WHAT IS NEEDED:
Draw out every line with the word "this" from the listing below.

RECORDS SHOWN:
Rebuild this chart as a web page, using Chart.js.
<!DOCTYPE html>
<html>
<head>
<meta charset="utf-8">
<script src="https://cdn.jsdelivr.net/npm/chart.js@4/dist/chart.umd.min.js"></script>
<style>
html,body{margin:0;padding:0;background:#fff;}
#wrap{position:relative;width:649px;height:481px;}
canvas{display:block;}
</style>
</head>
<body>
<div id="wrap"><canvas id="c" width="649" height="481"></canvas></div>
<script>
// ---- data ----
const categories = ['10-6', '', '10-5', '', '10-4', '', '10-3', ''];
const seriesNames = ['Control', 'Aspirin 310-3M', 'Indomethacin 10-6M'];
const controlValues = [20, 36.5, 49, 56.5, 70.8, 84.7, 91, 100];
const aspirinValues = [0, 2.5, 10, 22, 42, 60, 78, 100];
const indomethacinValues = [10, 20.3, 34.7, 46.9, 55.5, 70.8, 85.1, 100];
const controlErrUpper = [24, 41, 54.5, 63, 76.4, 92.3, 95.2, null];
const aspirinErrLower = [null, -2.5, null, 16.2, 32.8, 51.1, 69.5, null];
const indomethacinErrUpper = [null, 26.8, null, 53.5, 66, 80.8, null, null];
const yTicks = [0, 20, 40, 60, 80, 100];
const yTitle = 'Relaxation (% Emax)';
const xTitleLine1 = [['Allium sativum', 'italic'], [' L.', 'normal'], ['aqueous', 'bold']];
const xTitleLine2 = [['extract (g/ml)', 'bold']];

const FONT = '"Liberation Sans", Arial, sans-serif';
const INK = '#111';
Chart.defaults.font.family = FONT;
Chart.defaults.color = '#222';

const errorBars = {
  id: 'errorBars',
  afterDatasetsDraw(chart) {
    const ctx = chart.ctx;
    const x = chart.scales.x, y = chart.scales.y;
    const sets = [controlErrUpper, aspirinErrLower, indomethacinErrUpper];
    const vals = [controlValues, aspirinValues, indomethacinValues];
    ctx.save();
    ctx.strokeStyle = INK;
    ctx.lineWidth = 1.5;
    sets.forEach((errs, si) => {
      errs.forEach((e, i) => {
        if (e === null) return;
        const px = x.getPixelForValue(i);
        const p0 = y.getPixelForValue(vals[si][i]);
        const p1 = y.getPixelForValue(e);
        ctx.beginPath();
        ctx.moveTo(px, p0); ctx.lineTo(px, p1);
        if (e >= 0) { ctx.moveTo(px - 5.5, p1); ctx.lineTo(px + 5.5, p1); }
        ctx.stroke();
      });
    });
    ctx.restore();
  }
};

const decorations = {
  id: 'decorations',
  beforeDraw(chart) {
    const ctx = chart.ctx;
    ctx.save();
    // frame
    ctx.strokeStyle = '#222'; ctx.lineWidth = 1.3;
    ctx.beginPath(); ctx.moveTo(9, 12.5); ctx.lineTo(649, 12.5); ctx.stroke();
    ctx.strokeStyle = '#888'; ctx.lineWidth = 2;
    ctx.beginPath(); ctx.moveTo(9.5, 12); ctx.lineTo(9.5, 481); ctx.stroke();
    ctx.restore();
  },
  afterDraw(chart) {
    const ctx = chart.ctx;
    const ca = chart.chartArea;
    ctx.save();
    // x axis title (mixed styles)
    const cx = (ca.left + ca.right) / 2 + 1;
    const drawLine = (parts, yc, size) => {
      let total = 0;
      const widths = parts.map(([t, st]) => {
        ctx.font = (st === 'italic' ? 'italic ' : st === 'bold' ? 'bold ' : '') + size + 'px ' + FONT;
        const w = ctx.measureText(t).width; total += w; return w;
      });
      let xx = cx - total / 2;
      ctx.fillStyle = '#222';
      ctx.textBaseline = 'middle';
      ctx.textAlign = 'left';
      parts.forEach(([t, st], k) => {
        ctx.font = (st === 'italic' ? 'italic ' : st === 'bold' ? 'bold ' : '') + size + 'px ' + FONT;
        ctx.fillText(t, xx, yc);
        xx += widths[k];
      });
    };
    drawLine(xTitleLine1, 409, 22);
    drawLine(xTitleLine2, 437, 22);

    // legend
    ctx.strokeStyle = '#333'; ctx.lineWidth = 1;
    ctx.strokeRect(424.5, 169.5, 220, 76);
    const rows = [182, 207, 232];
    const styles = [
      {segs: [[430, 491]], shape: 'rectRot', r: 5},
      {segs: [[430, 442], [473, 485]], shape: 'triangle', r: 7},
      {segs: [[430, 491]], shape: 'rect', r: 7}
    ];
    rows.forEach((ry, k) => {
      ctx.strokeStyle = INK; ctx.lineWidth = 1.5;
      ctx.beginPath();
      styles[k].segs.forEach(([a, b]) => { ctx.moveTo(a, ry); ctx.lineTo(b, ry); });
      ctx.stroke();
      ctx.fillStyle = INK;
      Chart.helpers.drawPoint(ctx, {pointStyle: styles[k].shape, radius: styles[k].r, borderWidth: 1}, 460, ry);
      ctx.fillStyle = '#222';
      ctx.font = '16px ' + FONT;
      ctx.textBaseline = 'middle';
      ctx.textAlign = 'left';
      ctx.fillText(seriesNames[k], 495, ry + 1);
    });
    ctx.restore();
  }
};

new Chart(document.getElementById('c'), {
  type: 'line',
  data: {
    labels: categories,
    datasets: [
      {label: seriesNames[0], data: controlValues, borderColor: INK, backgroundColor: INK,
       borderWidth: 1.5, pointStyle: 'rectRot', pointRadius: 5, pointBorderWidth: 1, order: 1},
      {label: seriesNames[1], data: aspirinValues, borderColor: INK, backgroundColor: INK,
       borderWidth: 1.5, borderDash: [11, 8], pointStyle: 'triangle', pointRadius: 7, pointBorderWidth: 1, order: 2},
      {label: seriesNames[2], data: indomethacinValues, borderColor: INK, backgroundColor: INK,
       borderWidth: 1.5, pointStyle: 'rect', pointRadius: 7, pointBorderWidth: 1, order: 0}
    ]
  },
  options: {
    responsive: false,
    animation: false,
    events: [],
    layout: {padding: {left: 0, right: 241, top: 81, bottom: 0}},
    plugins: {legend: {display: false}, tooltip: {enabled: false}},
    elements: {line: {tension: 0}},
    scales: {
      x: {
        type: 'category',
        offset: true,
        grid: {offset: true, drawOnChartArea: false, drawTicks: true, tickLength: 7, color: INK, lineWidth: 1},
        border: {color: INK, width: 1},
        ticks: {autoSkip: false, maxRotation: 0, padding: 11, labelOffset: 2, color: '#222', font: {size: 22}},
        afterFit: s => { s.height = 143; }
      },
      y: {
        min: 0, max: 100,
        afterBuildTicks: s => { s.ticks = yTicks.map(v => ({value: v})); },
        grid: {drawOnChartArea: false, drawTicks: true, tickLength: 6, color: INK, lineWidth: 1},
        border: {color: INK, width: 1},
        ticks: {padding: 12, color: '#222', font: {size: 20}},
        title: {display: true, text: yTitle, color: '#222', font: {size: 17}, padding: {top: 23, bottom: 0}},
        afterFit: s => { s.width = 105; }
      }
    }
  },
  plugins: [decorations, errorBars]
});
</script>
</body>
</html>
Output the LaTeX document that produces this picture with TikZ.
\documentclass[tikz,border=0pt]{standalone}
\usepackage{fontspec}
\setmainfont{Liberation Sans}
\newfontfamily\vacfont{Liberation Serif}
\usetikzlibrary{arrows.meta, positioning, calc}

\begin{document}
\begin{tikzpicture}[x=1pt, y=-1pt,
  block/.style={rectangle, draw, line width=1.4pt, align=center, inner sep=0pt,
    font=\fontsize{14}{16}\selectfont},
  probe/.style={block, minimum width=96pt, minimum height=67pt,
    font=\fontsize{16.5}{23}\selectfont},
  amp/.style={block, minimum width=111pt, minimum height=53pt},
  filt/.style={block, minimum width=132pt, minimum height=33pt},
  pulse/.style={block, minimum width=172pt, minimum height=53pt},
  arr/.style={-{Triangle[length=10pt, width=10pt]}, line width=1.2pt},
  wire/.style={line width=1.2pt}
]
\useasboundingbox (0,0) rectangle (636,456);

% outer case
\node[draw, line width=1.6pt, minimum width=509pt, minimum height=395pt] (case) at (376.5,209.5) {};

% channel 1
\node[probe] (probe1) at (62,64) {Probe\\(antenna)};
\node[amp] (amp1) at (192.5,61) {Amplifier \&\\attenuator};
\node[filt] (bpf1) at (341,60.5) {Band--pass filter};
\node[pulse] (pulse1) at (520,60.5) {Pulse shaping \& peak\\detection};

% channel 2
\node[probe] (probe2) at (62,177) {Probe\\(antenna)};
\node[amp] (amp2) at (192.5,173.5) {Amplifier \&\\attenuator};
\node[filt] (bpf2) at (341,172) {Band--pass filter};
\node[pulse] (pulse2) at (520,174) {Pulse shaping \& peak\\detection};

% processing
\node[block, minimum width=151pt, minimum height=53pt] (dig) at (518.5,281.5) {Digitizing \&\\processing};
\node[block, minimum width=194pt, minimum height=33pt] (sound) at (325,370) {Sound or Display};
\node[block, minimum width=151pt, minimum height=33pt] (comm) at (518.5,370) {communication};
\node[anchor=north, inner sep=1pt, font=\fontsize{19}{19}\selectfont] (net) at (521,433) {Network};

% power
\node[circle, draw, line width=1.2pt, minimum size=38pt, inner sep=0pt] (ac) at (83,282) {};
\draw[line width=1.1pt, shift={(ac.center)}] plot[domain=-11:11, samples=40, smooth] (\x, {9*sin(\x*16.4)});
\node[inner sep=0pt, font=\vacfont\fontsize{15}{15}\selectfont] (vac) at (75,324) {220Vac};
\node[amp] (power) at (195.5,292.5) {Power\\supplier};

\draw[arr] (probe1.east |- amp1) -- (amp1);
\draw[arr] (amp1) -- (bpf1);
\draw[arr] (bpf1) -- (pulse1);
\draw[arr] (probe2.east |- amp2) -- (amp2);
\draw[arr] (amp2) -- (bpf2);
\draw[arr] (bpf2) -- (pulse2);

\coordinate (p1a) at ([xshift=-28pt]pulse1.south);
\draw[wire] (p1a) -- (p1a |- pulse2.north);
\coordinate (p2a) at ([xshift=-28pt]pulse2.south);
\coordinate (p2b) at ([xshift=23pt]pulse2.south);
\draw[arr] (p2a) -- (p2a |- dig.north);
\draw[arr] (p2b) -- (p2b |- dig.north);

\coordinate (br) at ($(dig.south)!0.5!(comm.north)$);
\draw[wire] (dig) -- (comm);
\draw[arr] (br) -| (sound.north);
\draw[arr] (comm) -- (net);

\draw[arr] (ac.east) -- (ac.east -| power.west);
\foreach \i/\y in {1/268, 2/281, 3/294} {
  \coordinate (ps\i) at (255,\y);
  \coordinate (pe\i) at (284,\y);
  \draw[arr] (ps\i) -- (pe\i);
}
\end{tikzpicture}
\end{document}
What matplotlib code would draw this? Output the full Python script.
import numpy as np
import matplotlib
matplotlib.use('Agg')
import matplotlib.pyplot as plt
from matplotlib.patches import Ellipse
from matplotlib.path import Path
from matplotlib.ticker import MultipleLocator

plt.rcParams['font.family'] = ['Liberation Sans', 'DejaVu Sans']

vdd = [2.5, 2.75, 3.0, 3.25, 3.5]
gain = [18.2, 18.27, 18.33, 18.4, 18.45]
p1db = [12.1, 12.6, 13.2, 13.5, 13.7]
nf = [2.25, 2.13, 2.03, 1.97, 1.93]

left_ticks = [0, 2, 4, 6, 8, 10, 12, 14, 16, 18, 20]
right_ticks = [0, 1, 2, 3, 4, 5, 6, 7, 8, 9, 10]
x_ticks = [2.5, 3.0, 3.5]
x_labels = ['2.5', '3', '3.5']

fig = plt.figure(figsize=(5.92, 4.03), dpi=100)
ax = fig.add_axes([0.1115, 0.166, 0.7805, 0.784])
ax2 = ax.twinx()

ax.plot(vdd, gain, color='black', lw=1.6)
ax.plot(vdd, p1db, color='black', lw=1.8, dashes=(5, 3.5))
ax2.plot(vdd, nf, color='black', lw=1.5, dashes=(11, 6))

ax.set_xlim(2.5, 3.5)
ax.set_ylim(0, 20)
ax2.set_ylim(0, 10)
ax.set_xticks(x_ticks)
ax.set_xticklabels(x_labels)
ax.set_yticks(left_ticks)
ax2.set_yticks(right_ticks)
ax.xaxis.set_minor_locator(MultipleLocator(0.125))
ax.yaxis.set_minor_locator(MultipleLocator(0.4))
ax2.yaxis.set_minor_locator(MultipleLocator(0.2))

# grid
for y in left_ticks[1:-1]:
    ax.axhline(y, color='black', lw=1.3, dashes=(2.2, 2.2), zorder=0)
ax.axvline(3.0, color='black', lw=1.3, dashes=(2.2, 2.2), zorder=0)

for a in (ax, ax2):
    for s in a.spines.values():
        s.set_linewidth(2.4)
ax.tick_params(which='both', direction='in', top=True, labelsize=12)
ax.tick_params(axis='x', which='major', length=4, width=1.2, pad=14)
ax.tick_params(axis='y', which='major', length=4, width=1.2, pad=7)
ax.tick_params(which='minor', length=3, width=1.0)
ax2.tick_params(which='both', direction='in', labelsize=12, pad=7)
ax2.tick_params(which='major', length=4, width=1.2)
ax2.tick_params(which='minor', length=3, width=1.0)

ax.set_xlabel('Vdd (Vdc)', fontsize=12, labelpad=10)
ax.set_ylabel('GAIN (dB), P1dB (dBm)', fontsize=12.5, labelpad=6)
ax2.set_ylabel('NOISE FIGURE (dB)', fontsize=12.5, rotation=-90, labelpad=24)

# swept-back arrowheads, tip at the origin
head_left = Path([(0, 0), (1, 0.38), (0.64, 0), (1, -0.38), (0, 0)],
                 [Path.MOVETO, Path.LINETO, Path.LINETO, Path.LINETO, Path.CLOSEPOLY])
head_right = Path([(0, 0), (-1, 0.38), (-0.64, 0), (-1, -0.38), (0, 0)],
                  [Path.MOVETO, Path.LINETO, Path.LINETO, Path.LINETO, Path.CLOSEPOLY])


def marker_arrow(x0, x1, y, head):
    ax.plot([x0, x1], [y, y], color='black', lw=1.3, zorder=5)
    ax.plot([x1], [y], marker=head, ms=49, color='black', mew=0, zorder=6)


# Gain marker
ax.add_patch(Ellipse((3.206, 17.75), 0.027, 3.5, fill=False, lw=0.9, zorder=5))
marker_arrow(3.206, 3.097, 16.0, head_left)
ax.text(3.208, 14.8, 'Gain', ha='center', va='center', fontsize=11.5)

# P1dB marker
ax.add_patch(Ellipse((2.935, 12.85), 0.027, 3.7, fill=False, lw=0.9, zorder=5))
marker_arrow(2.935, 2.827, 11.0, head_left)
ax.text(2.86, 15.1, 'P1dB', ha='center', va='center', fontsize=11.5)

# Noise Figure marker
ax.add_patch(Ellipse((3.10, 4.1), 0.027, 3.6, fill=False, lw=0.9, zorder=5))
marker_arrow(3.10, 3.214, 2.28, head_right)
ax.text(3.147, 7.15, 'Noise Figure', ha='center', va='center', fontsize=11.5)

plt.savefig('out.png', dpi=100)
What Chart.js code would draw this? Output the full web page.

RESPONSE TO THE EXERCISE:
Rebuild this chart as a web page, using Chart.js.
Output the LaTeX document that produces this picture with TikZ.
What matplotlib code would draw this? Output the full Python script.
What Chart.js code would draw this? Output the full web page.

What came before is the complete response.